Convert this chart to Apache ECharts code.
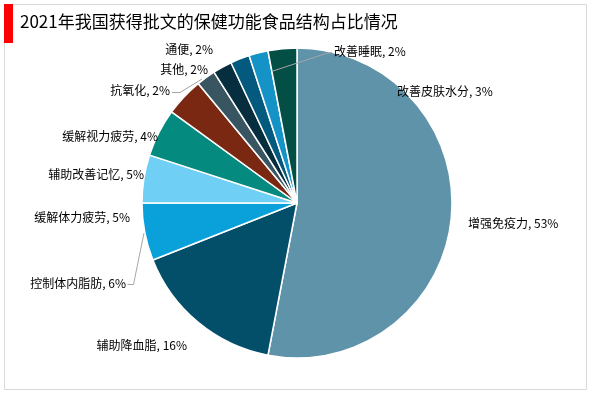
<!DOCTYPE html>
<html>
<head>
<meta charset="utf-8">
<script src="https://cdn.jsdelivr.net/npm/echarts@6/dist/echarts.min.js"></script>
<style>
html,body{margin:0;padding:0;background:#fff;}
#chart{width:600px;height:393px;}
</style>
</head>
<body>
<div id="chart"></div>
<script>
// ---- data ----
var titleText = '2021年我国获得批文的保健功能食品结构占比情况';
var categories = ['增强免疫力','辅助降血脂','控制体内脂肪','缓解体力疲劳','辅助改善记忆','缓解视力疲劳','抗氧化','其他','通便','改善睡眠','改善皮肤水分'];
var values = [53,16,6,5,5,4,2,2,2,2,3];

// ---- style / layout (not data) ----
var colors = ['#5e93aa','#034f6a','#0aa1db','#6fcff5','#058a7f','#7b2812','#395562','#062e3e','#045a7e','#1592c6','#034f46'];
// label anchor [x, y, align]
var labelPos = [
  [468,223,'left'],
  [187,345,'right'],
  [126,283,'right'],
  [130,217,'right'],
  [144,174,'right'],
  [158,136,'right'],
  [170,90,'right'],
  [208,69,'right'],
  [213,49,'right'],
  [334,51,'left'],
  [397,91,'left']
];
// leader lines (decoration, like the reference's label guide lines)
var guideLines = [
  [[127.5,284.5],[133.5,284.5],[144,233]],
  [[172,92.5],[180,92.5],[202,79]],
  [[332,52.5],[326,53.5],[273,71]]
];

var chart = echarts.init(document.getElementById('chart'), null, {renderer:'canvas'});
var font = '"Noto Sans CJK SC", "Microsoft YaHei", sans-serif';
var data = categories.map(function(n,i){
  return { name:n, value:values[i], itemStyle:{color:colors[i]} };
});
var graphics = [
  {type:'rect', shape:{x:4.5,y:4.5,width:582,height:385}, style:{fill:'none',stroke:'#d9d9d9',lineWidth:1}, z:0},
  {type:'rect', shape:{x:4,y:4,width:9,height:39}, style:{fill:'#ff0000'}, z:1}
];
guideLines.forEach(function(pts){
  graphics.push({type:'polyline', shape:{points:pts}, style:{fill:'none', stroke:'#a6a6a6', lineWidth:1}, z:100});
});
chart.setOption({
  animation:false,
  graphic:graphics,
  title:{
    text:titleText, left:20, top:13, padding:0,
    textStyle:{fontFamily:font, fontSize:17, fontWeight:'normal', color:'#000'}
  },
  series:[{
    type:'pie',
    center:[297,203],
    radius:155,
    startAngle:90,
    clockwise:true,
    data:data,
    itemStyle:{borderColor:'#fff', borderWidth:1.5},
    label:{
      show:true, position:'outside',
      formatter:'{b}, {c}%',
      overflow:'none',
      fontFamily:font, fontSize:12, color:'#000'
    },
    labelLine:{show:true, length:8, length2:8, lineStyle:{opacity:0}},
    labelLayout:function(p){
      var lp = labelPos[p.dataIndex];
      return {x:lp[0], y:lp[1], align:lp[2], verticalAlign:'middle'};
    }
  }]
});
</script>
</body>
</html>
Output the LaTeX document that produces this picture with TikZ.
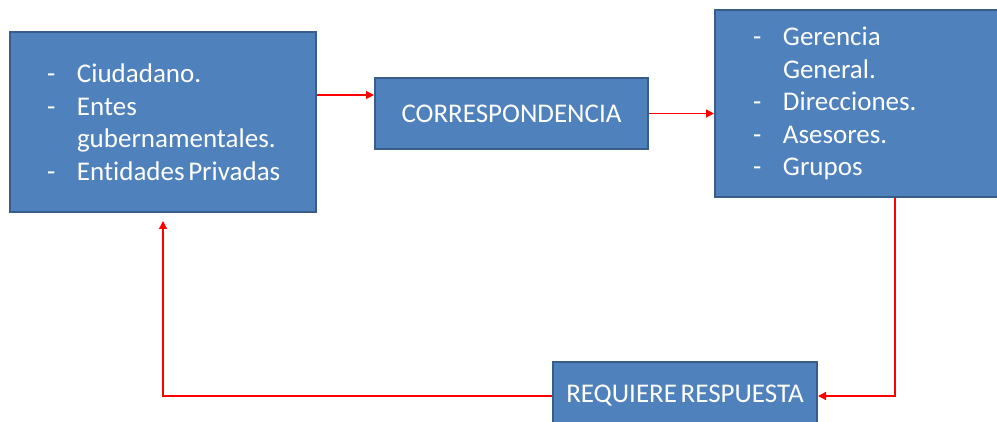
\documentclass[tikz,border=0pt]{standalone}
\usepackage{fontspec}
\setmainfont{Carlito}[Ligatures=NoCommon, WordSpace=0.6]
\usetikzlibrary{arrows.meta, positioning}
\definecolor{cajaazul}{HTML}{4F81BD}
\definecolor{bordeazul}{HTML}{385D8A}
\tikzset{
  caja/.style={rectangle, draw=bordeazul, line width=2pt, fill=cajaazul, text=white,
    font=\fontsize{27}{32.5}\selectfont},
  flecha/.style={-{Triangle[length=8pt,width=8pt]}, red, line width=1.3pt},
}
\newcommand{\guion}[1]{\mbox{\spaceskip=0pt\xspaceskip=0pt\makebox[30pt][l]{-}#1}}
\newcommand{\sigue}[1]{\mbox{\hspace*{30pt}#1}}

\begin{document}
\begin{tikzpicture}[x=1pt, y=-1pt]
    \useasboundingbox (0,0) rectangle (997,422);
    \node[caja, minimum width=306pt, minimum height=180pt, text width=232pt, inner xsep=37pt, align=left] (origen) at (163,122)
      {\guion{Ciudadano.}\\ \guion{Entes}\\ \sigue{gubernamentales.}\\ \guion{Entidades Privadas}};
    \node[caja, minimum width=273pt, minimum height=71pt] (corresp) at (511.5,113.5) {CORRESPONDENCIA};
    \node[caja, minimum width=290pt, minimum height=187pt, text width=214pt, inner xsep=38pt, align=left] (destino) at (860,103.5)
      {\guion{Gerencia}\\ \sigue{General.}\\ \guion{Direcciones.}\\ \guion{Asesores.}\\ \guion{Grupos}};
    \node[caja, minimum width=264pt, minimum height=68pt] (respuesta) at (685,396) {REQUIERE RESPUESTA};
    \draw[flecha] ([yshift=27pt]origen.east) -- ([yshift=27pt]origen.east -| corresp.west);
    \draw[flecha] (corresp.east) -- (corresp.east -| destino.west);
    \draw[flecha] ([xshift=35pt]destino.south) |- (respuesta.east);
    \draw[flecha] (respuesta.west) -| ([yshift=-8pt]origen.south);
  \end{tikzpicture}
\end{document}
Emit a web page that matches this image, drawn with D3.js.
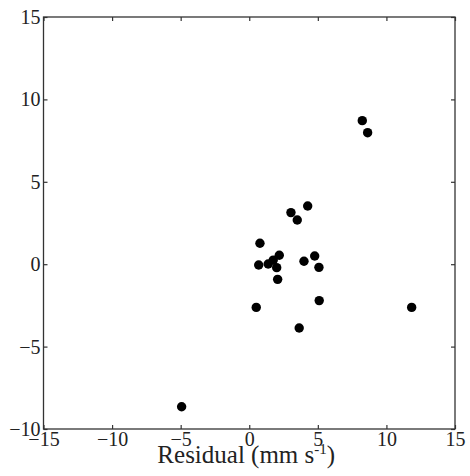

=== Exercise objective ===
From the listing above, pick out each line where the word "this" appears.

=== Response to the exercise ===
Convert this chart to Apache ECharts code.
Output the LaTeX document that produces this picture with TikZ.
Emit a web page that matches this image, drawn with D3.js.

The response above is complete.